Most businesses aren’t staffed internally to manage that complexity continuously. So the responsibility naturally starts sliding toward the MSP.
Security followed almost the exact same path
This shift already happened once before.
Years ago, cybersecurity was often treated like an optional add-on service. Helpful, but not necessarily central to the MSP relationship.
Then ransomware exploded.
Suddenly clients expected endpoint monitoring, MFA enforcement, compliance reporting, and active security oversight by default. Mature providers weren’t asked whether they offered security anymore. Clients assumed they did.
Managed FinOps feels very similar right now.
Cloud spending has reached the point where businesses expect operational financial oversight automatically, especially in mid-market environments where cloud costs crossed six figures years ago and kept growing afterward.
The expectation changed quietly, but it changed.
Clients care about outcomes, not terminology
This part matters more than people think.
Most clients will never ask for utilization analysis or commitment optimization specifically. They won’t use FinOps terminology during meetings.
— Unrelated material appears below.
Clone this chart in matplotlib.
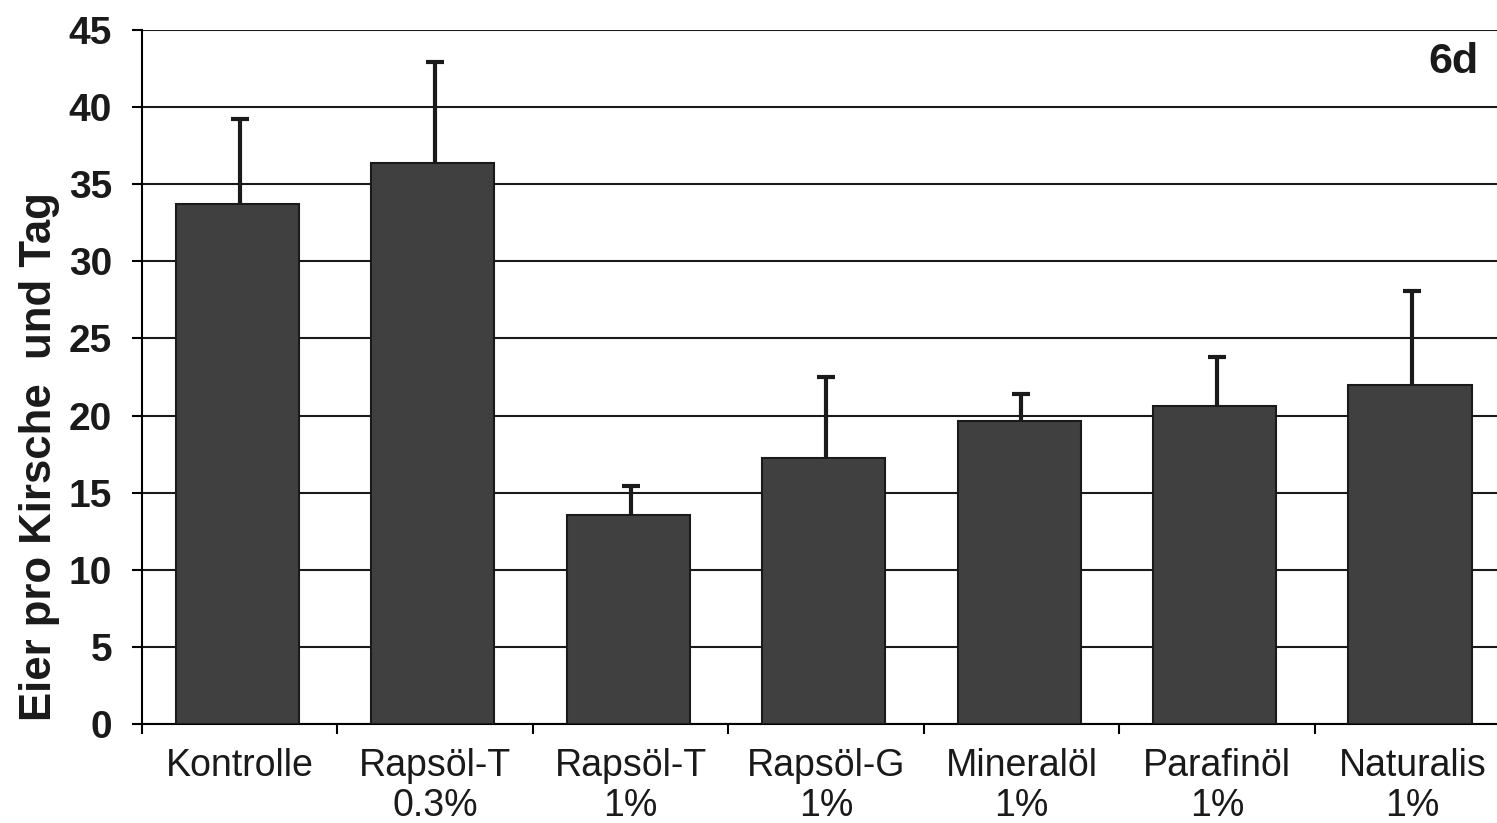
import numpy as np
import matplotlib.pyplot as plt

plt.rcParams['font.family'] = ['Liberation Sans', 'DejaVu Sans']

# Daten
labels = ['Kontrolle', 'Rapsöl-T\n0.3%', 'Rapsöl-T\n1%', 'Rapsöl-G\n1%',
          'Mineralöl\n1%', 'Parafinöl\n1%', 'Naturalis\n1%']
means = [33.7, 36.4, 13.55, 17.25, 19.65, 20.6, 22.0]
err_top = [39.2, 42.9, 15.4, 22.5, 21.4, 23.8, 28.1]

fig = plt.figure(figsize=(14.97, 8.23), dpi=100)
# rechter Rand liegt ausserhalb des Bildes (Original ist abgeschnitten)
ax = fig.add_axes([142 / 1497, 99 / 823, (1510 - 142) / 1497, 694 / 823])

x = np.arange(len(labels))
ax.bar(x - 0.012, means, width=0.63, color='#404040', edgecolor='#1a1a1a', linewidth=1.5, zorder=3)
# Fehlerbalken nur nach oben
ax.vlines(x, means, err_top, color='#1a1a1a', linewidth=3, zorder=2)
ax.hlines(err_top, x - 0.046, x + 0.046, color='#1a1a1a', linewidth=3, zorder=2)

ax.set_xlim(-0.5, len(labels) - 0.5)
ax.set_ylim(0, 45)
ax.set_yticks(np.arange(0, 46, 5))
ax.yaxis.grid(True, color='#1a1a1a', linewidth=1.5, zorder=0)
ax.set_axisbelow(True)

for s in ['top', 'right']:
    ax.spines[s].set_visible(False)
ax.spines['left'].set_linewidth(1.5)
ax.spines['bottom'].set_linewidth(1.5)

ax.set_xticks(x)
ax.set_xticklabels(labels, fontsize=27, color='#1a1a1a', linespacing=1.15)
ax.set_xticks(np.arange(-0.5, len(labels), 1), minor=True)
ax.tick_params(axis='x', which='major', length=0, pad=17)
ax.tick_params(axis='x', which='minor', length=7, width=1.5, direction='out')
ax.tick_params(axis='y', length=7, width=1.5, direction='out', pad=14.5)
for t in ax.get_yticklabels():
    t.set_fontsize(28)
    t.set_fontweight('bold')
    t.set_color('#1a1a1a')

ax.set_ylabel('Eier pro Kirsche  und Tag', fontsize=31.5, fontweight='bold', color='#1a1a1a')
ax.yaxis.set_label_coords(-0.060, 0.385)
ax.text(6.34, 42.9, '6d', fontsize=31, fontweight='bold', ha='right', va='center', color='#1a1a1a')

fig.savefig('out.png', dpi=100)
They’ll ask for predictable invoices. Cleaner reporting. Lower waste. Better explanations. Accountability when spending changes unexpectedly.
That’s the real service.
A good MSP translates technical cloud behavior into financial clarity the client can actually understand and use operationally.
That’s much more valuable than handing over raw billing exports and expecting finance teams to interpret them alone.
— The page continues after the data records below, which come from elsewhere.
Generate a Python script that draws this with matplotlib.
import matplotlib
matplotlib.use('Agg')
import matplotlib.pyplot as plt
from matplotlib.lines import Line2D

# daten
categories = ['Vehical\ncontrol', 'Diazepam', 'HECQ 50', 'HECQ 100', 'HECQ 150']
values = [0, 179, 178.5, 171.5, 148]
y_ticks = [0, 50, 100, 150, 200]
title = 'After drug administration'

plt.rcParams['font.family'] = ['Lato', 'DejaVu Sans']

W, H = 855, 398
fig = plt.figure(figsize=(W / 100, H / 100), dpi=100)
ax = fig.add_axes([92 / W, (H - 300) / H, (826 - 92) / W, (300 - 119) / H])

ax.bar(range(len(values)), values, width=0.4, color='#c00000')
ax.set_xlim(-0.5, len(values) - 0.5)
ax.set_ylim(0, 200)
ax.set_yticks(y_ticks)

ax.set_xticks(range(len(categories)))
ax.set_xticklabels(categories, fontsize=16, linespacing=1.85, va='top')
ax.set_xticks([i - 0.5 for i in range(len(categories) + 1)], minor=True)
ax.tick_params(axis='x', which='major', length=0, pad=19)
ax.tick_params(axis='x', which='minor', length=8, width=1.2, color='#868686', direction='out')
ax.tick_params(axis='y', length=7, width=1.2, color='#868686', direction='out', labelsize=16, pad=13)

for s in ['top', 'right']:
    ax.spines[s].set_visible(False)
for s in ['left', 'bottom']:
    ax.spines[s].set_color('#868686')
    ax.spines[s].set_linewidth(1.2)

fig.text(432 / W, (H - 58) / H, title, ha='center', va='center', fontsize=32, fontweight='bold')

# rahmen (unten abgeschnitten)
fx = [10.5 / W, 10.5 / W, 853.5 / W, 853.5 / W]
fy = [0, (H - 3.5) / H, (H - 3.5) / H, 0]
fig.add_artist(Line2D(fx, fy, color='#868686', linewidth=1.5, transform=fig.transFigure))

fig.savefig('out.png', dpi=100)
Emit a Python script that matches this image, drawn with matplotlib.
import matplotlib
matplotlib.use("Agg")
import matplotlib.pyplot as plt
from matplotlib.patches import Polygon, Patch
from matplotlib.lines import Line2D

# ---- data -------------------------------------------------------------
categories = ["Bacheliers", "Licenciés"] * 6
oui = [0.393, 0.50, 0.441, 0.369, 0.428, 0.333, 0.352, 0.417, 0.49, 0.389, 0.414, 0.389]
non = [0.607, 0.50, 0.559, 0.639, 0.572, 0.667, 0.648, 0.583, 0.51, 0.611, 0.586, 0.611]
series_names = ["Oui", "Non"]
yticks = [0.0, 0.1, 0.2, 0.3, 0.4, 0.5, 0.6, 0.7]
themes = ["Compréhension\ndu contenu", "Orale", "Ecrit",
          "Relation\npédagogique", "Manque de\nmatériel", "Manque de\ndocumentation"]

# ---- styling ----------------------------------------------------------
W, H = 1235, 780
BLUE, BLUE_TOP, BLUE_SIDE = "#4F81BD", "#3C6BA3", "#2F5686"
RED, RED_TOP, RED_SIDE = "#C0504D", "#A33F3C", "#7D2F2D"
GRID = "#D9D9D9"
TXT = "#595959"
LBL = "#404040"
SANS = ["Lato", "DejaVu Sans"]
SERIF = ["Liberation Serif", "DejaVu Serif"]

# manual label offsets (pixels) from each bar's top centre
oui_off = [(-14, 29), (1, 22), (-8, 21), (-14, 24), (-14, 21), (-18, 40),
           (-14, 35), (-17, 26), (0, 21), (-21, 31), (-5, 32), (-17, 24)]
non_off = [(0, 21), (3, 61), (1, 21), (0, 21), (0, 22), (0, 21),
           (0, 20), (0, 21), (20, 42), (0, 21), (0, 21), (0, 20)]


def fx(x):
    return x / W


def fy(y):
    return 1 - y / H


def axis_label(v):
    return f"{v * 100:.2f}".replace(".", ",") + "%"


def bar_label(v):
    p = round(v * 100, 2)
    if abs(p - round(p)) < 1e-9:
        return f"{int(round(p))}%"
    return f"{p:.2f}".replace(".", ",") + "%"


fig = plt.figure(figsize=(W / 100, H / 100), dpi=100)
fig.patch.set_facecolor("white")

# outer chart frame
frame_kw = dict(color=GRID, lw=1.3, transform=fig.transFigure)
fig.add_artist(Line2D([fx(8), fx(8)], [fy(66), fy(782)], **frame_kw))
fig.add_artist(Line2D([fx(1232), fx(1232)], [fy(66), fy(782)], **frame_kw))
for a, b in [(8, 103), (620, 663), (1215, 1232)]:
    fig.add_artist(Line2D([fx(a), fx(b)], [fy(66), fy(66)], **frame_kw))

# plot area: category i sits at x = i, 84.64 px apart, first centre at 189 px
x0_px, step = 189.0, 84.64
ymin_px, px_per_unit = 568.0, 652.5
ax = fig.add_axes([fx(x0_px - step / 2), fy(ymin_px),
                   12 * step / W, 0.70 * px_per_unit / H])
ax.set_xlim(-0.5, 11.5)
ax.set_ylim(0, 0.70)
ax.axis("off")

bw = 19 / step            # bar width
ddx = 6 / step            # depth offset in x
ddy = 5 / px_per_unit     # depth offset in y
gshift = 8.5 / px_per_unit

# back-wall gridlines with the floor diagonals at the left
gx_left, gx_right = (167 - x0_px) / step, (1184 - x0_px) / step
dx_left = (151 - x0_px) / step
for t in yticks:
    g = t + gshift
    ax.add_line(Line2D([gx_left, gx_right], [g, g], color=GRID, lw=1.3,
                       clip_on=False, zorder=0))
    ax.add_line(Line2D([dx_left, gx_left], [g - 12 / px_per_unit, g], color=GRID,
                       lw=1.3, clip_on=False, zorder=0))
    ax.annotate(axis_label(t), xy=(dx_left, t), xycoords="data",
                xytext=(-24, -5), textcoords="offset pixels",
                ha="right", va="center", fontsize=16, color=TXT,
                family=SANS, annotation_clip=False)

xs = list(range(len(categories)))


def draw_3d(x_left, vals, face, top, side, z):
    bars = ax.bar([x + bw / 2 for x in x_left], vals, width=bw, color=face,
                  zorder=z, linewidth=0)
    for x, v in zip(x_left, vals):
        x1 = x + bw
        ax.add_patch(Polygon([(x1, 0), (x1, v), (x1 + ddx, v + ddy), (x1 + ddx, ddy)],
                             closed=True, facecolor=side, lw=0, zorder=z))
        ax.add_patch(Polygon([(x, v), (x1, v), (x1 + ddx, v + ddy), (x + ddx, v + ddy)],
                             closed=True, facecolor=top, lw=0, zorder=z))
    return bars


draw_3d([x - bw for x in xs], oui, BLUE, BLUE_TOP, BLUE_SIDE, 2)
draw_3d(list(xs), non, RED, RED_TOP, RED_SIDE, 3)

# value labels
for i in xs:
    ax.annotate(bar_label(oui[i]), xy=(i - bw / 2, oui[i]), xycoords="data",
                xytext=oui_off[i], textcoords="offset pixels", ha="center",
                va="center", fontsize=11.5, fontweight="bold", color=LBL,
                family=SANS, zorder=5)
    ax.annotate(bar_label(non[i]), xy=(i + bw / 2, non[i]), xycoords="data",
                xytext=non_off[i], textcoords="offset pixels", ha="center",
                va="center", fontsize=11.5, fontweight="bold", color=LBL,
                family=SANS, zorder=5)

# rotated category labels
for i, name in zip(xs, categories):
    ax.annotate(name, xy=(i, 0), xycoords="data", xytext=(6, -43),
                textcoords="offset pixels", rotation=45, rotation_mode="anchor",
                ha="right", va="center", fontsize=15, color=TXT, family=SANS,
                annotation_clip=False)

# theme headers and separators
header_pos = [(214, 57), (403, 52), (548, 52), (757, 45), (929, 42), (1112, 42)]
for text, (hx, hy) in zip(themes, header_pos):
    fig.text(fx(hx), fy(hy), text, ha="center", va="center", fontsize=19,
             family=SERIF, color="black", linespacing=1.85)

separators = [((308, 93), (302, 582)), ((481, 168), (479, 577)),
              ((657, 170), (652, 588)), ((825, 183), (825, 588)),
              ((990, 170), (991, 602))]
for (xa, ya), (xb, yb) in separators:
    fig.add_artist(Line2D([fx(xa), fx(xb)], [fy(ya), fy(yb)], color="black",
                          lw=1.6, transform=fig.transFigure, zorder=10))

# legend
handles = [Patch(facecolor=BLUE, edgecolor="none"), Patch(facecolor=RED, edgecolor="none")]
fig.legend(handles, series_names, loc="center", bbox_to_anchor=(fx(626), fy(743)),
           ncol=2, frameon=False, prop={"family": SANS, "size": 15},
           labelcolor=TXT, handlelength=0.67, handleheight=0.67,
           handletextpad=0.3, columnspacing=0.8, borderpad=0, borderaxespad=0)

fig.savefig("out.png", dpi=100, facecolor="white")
Multi-cloud pushed MSPs into a different operational role
Things also became harder once multi-cloud environments became normal.
One client runs heavily in Azure because of Microsoft licensing. Another builds primarily on AWS. Someone introduces Google Cloud for analytics workloads. Marketplace services stack on top. Different departments want separate billing structures and reporting logic.
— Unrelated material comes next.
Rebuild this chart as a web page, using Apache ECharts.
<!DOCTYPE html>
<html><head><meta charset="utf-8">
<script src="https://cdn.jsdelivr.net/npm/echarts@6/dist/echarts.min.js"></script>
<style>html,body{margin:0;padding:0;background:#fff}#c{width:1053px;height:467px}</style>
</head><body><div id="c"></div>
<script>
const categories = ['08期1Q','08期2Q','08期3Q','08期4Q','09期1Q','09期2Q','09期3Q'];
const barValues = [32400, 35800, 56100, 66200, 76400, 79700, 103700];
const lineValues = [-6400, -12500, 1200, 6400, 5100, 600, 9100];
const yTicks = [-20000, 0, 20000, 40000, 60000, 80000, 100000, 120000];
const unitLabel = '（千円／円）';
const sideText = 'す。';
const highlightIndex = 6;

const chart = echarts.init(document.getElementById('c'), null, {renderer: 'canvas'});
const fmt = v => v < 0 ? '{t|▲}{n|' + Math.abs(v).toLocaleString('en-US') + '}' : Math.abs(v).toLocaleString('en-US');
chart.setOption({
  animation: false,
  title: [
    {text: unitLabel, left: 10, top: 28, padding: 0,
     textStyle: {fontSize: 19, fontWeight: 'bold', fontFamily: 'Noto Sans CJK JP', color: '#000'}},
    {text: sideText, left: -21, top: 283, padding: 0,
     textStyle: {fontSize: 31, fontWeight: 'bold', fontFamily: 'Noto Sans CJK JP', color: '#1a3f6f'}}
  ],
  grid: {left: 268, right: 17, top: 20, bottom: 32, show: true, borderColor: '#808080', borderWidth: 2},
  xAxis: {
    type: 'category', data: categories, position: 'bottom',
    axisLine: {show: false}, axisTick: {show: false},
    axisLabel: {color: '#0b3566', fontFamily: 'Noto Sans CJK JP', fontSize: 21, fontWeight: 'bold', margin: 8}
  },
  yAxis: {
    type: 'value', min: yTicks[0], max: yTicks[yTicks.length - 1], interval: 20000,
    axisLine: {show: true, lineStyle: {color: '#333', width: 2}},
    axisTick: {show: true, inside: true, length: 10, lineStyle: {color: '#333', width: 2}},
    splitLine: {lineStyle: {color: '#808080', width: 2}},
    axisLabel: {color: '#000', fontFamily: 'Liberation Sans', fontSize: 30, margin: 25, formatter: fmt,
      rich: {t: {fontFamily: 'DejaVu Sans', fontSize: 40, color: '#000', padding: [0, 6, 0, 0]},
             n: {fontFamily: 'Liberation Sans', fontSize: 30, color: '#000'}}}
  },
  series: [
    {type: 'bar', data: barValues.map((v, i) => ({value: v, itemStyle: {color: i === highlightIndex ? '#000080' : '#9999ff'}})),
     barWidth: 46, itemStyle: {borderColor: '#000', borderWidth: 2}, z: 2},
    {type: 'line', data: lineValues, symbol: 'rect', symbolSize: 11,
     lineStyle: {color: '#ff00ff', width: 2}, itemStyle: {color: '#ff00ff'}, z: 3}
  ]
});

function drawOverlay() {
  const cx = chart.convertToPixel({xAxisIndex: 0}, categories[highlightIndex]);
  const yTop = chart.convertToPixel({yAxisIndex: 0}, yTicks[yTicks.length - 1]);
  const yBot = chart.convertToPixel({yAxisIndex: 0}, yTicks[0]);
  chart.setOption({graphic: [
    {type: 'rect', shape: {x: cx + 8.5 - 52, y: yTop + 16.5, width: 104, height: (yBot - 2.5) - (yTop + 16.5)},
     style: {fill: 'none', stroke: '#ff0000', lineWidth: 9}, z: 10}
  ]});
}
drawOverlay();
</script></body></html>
At that point, the MSP isn’t simply managing infrastructure anymore.
They’re operating a financial layer across distributed cloud systems.
That requires operational visibility, reporting consistency, usage monitoring, commitment management, and enough awareness to spot abnormal spending patterns before they become invoice problems.
Most providers built these processes gradually over time. Usually manually.
Which is why the cracks often appear during month-end reconciliation.
The old operational model breaks under scale
A surprising number of MSPs still hold cloud billing operations together with spreadsheets, distributor exports, billing portal screenshots, and institutional knowledge trapped inside finance teams.
It works while the environment stays relatively manageable.
Then growth arrives.
Now finance struggles to reconcile numbers quickly enough. Engineers can’t easily explain which workloads changed. Account managers lose confidence discussing invoice increases because reporting behaves inconsistently underneath them.
Meanwhile cloud usage keeps moving constantly in the background.
That operational pressure compounds faster than most MSPs expect. Especially when headcount growth can’t keep pace with infrastructure complexity.
Managed FinOps creates stronger client relationships
This is the part many providers are starting to notice more clearly now.
Clients rarely leave the MSP that helps them understand their cloud business properly.
Basic infrastructure support can start feeling interchangeable over time. Financial operational visibility doesn’t.
Once an MSP becomes part of budgeting discussions, cloud forecasting conversations, invoice planning, utilization reviews, and spend reduction strategy, they move much closer to the client’s actual decision-making process.
That creates a very different relationship compared to traditional support contracts.
And usually a more durable one.
The market still feels early
Most MSPs are still somewhere between reactive and partially organized when it comes to managed FinOps.
A few built mature operational practices already.
A lot are still managing cloud environments using operational habits originally designed for on-prem infrastructure years ago, with extra billing layers bolted on afterward as cloud complexity increased.
That gap creates opportunity for the providers willing to build operational discipline around cloud financial management now instead of later.
Because cloud spending isn’t slowing down.
Clients know that already.
They want somebody paying close attention before the next invoice becomes a problem.